### SHORT PROBLEM
Write out each line of the listing as it stands, without the images.

### DATA SECTION
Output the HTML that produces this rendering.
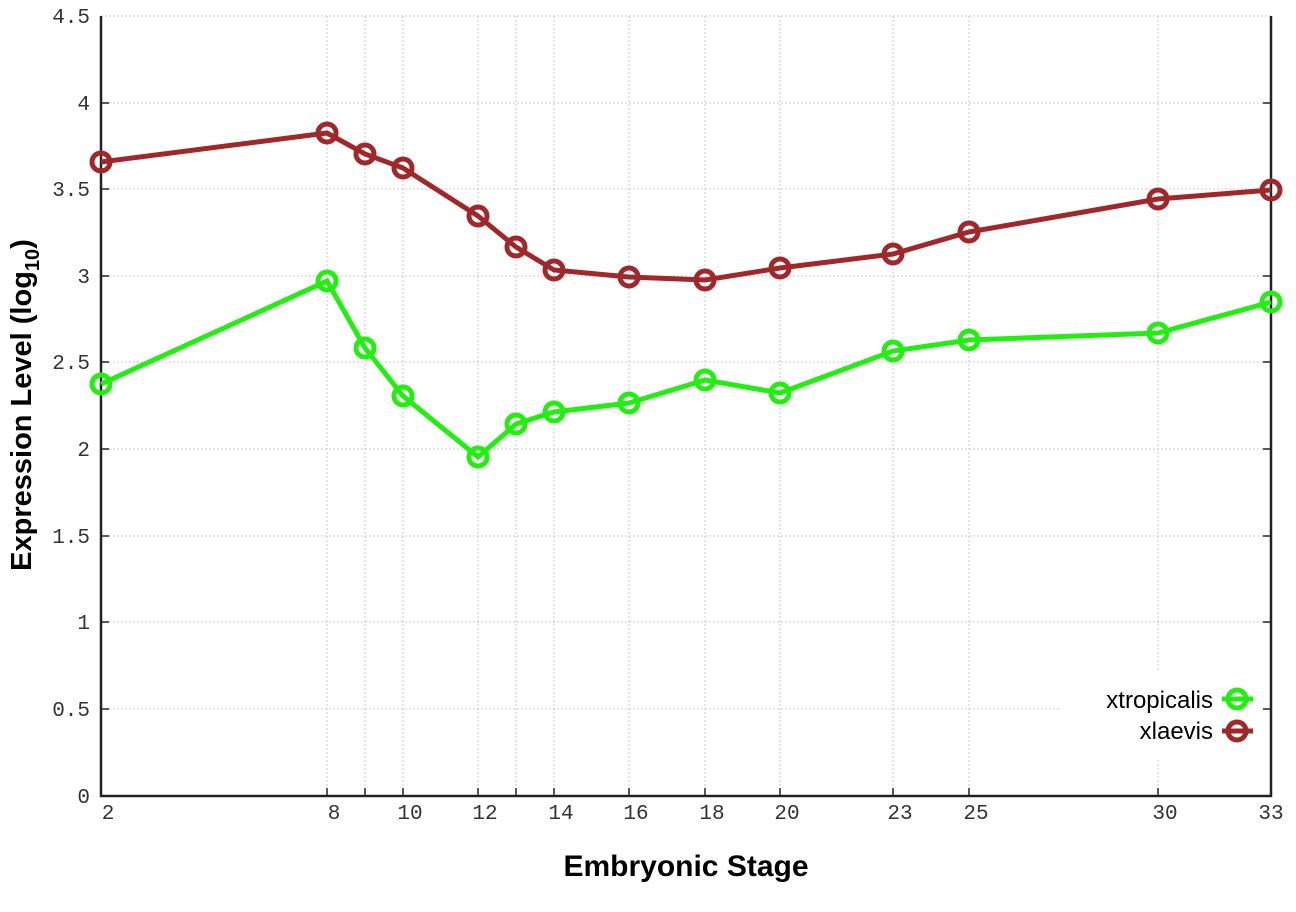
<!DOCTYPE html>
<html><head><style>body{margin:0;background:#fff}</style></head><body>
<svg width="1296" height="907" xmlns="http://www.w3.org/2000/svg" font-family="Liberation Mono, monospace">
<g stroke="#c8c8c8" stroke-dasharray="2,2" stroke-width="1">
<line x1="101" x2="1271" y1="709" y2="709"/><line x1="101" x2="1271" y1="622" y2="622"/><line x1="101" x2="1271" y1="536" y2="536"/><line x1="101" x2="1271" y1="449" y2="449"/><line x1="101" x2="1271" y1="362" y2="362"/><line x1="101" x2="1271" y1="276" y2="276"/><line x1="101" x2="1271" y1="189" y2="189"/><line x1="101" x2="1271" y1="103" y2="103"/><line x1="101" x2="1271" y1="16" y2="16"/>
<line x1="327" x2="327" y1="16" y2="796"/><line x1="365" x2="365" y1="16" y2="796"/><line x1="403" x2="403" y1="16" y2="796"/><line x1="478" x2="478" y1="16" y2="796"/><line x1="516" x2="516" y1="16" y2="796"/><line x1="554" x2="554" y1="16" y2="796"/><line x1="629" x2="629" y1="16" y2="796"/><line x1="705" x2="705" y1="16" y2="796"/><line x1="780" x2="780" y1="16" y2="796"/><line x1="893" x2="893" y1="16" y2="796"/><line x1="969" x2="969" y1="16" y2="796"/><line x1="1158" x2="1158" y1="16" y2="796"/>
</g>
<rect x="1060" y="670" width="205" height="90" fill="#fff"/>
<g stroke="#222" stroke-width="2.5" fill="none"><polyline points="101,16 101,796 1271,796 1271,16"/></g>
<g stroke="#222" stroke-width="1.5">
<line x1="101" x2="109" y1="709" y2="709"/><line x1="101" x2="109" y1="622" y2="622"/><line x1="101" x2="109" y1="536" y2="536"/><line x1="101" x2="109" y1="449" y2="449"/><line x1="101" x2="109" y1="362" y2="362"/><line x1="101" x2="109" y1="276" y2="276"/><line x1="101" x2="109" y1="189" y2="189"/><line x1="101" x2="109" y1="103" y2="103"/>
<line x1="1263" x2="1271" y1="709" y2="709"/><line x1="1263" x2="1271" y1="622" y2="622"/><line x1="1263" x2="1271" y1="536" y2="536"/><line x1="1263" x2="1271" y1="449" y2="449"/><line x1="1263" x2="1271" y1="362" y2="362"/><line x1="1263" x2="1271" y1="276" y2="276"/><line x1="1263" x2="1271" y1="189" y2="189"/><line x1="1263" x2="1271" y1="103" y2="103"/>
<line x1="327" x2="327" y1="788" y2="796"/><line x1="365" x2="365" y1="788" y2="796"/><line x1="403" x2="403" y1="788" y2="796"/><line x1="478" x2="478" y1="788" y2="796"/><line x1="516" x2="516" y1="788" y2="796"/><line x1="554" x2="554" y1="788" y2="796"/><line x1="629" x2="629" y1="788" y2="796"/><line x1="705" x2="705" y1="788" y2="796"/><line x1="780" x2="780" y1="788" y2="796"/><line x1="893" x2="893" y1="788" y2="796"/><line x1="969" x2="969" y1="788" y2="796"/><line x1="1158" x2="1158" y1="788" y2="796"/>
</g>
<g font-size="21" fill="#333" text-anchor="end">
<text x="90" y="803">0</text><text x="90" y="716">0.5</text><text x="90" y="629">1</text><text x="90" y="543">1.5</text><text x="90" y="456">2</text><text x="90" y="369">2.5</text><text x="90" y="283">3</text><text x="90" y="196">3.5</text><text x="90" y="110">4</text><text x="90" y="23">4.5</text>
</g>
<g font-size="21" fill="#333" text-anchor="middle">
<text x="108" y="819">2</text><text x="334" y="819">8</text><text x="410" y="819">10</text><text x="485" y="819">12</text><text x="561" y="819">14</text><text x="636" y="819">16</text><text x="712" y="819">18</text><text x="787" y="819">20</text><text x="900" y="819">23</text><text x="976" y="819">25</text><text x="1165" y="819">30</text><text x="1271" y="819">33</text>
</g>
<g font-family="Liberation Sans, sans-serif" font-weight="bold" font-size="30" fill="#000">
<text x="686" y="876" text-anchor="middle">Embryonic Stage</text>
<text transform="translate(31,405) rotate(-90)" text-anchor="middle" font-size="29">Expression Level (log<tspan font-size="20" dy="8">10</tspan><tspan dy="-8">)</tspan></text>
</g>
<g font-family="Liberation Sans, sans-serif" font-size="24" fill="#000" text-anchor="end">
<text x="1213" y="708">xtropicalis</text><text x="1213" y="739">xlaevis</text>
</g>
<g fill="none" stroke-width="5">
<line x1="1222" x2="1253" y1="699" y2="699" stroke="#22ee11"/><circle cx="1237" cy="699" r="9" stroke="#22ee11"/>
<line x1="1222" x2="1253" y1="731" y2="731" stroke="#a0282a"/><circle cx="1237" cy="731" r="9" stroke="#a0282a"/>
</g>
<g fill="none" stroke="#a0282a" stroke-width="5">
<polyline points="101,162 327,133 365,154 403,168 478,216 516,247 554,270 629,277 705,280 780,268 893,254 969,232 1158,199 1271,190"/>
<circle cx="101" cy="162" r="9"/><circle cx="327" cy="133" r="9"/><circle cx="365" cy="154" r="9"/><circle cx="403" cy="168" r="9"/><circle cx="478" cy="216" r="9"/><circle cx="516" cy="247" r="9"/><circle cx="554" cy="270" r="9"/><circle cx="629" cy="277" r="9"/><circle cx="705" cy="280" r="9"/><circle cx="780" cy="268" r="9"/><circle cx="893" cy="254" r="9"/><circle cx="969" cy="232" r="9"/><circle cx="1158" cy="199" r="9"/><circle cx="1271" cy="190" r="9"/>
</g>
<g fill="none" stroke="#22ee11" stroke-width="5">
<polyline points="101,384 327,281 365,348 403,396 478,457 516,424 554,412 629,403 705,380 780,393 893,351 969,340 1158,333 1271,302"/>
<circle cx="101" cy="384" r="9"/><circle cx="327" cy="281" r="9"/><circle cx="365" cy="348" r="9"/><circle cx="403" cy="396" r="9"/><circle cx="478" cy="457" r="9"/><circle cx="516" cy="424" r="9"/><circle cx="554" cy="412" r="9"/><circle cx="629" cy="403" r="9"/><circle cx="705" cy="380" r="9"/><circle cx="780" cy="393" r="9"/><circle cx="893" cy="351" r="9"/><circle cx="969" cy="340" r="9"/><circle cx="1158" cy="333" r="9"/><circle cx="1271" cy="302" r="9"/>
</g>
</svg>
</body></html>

### CORRECT ANSWER
Output the HTML that produces this rendering.
<!DOCTYPE html>
<html><head><style>body{margin:0;background:#fff}</style></head><body>
<svg width="1296" height="907" xmlns="http://www.w3.org/2000/svg" font-family="Liberation Mono, monospace">
<g stroke="#c8c8c8" stroke-dasharray="2,2" stroke-width="1">
<line x1="101" x2="1271" y1="709" y2="709"/><line x1="101" x2="1271" y1="622" y2="622"/><line x1="101" x2="1271" y1="536" y2="536"/><line x1="101" x2="1271" y1="449" y2="449"/><line x1="101" x2="1271" y1="362" y2="362"/><line x1="101" x2="1271" y1="276" y2="276"/><line x1="101" x2="1271" y1="189" y2="189"/><line x1="101" x2="1271" y1="103" y2="103"/><line x1="101" x2="1271" y1="16" y2="16"/>
<line x1="327" x2="327" y1="16" y2="796"/><line x1="365" x2="365" y1="16" y2="796"/><line x1="403" x2="403" y1="16" y2="796"/><line x1="478" x2="478" y1="16" y2="796"/><line x1="516" x2="516" y1="16" y2="796"/><line x1="554" x2="554" y1="16" y2="796"/><line x1="629" x2="629" y1="16" y2="796"/><line x1="705" x2="705" y1="16" y2="796"/><line x1="780" x2="780" y1="16" y2="796"/><line x1="893" x2="893" y1="16" y2="796"/><line x1="969" x2="969" y1="16" y2="796"/><line x1="1158" x2="1158" y1="16" y2="796"/>
</g>
<rect x="1060" y="670" width="205" height="90" fill="#fff"/>
<g stroke="#222" stroke-width="2.5" fill="none"><polyline points="101,16 101,796 1271,796 1271,16"/></g>
<g stroke="#222" stroke-width="1.5">
<line x1="101" x2="109" y1="709" y2="709"/><line x1="101" x2="109" y1="622" y2="622"/><line x1="101" x2="109" y1="536" y2="536"/><line x1="101" x2="109" y1="449" y2="449"/><line x1="101" x2="109" y1="362" y2="362"/><line x1="101" x2="109" y1="276" y2="276"/><line x1="101" x2="109" y1="189" y2="189"/><line x1="101" x2="109" y1="103" y2="103"/>
<line x1="1263" x2="1271" y1="709" y2="709"/><line x1="1263" x2="1271" y1="622" y2="622"/><line x1="1263" x2="1271" y1="536" y2="536"/><line x1="1263" x2="1271" y1="449" y2="449"/><line x1="1263" x2="1271" y1="362" y2="362"/><line x1="1263" x2="1271" y1="276" y2="276"/><line x1="1263" x2="1271" y1="189" y2="189"/><line x1="1263" x2="1271" y1="103" y2="103"/>
<line x1="327" x2="327" y1="788" y2="796"/><line x1="365" x2="365" y1="788" y2="796"/><line x1="403" x2="403" y1="788" y2="796"/><line x1="478" x2="478" y1="788" y2="796"/><line x1="516" x2="516" y1="788" y2="796"/><line x1="554" x2="554" y1="788" y2="796"/><line x1="629" x2="629" y1="788" y2="796"/><line x1="705" x2="705" y1="788" y2="796"/><line x1="780" x2="780" y1="788" y2="796"/><line x1="893" x2="893" y1="788" y2="796"/><line x1="969" x2="969" y1="788" y2="796"/><line x1="1158" x2="1158" y1="788" y2="796"/>
</g>
<g font-size="21" fill="#333" text-anchor="end">
<text x="90" y="803">0</text><text x="90" y="716">0.5</text><text x="90" y="629">1</text><text x="90" y="543">1.5</text><text x="90" y="456">2</text><text x="90" y="369">2.5</text><text x="90" y="283">3</text><text x="90" y="196">3.5</text><text x="90" y="110">4</text><text x="90" y="23">4.5</text>
</g>
<g font-size="21" fill="#333" text-anchor="middle">
<text x="108" y="819">2</text><text x="334" y="819">8</text><text x="410" y="819">10</text><text x="485" y="819">12</text><text x="561" y="819">14</text><text x="636" y="819">16</text><text x="712" y="819">18</text><text x="787" y="819">20</text><text x="900" y="819">23</text><text x="976" y="819">25</text><text x="1165" y="819">30</text><text x="1271" y="819">33</text>
</g>
<g font-family="Liberation Sans, sans-serif" font-weight="bold" font-size="30" fill="#000">
<text x="686" y="876" text-anchor="middle">Embryonic Stage</text>
<text transform="translate(31,405) rotate(-90)" text-anchor="middle" font-size="29">Expression Level (log<tspan font-size="20" dy="8">10</tspan><tspan dy="-8">)</tspan></text>
</g>
<g font-family="Liberation Sans, sans-serif" font-size="24" fill="#000" text-anchor="end">
<text x="1213" y="708">xtropicalis</text><text x="1213" y="739">xlaevis</text>
</g>
<g fill="none" stroke-width="5">
<line x1="1222" x2="1253" y1="699" y2="699" stroke="#22ee11"/><circle cx="1237" cy="699" r="9" stroke="#22ee11"/>
<line x1="1222" x2="1253" y1="731" y2="731" stroke="#a0282a"/><circle cx="1237" cy="731" r="9" stroke="#a0282a"/>
</g>
<g fill="none" stroke="#a0282a" stroke-width="5">
<polyline points="101,162 327,133 365,154 403,168 478,216 516,247 554,270 629,277 705,280 780,268 893,254 969,232 1158,199 1271,190"/>
<circle cx="101" cy="162" r="9"/><circle cx="327" cy="133" r="9"/><circle cx="365" cy="154" r="9"/><circle cx="403" cy="168" r="9"/><circle cx="478" cy="216" r="9"/><circle cx="516" cy="247" r="9"/><circle cx="554" cy="270" r="9"/><circle cx="629" cy="277" r="9"/><circle cx="705" cy="280" r="9"/><circle cx="780" cy="268" r="9"/><circle cx="893" cy="254" r="9"/><circle cx="969" cy="232" r="9"/><circle cx="1158" cy="199" r="9"/><circle cx="1271" cy="190" r="9"/>
</g>
<g fill="none" stroke="#22ee11" stroke-width="5">
<polyline points="101,384 327,281 365,348 403,396 478,457 516,424 554,412 629,403 705,380 780,393 893,351 969,340 1158,333 1271,302"/>
<circle cx="101" cy="384" r="9"/><circle cx="327" cy="281" r="9"/><circle cx="365" cy="348" r="9"/><circle cx="403" cy="396" r="9"/><circle cx="478" cy="457" r="9"/><circle cx="516" cy="424" r="9"/><circle cx="554" cy="412" r="9"/><circle cx="629" cy="403" r="9"/><circle cx="705" cy="380" r="9"/><circle cx="780" cy="393" r="9"/><circle cx="893" cy="351" r="9"/><circle cx="969" cy="340" r="9"/><circle cx="1158" cy="333" r="9"/><circle cx="1271" cy="302" r="9"/>
</g>
</svg>
</body></html>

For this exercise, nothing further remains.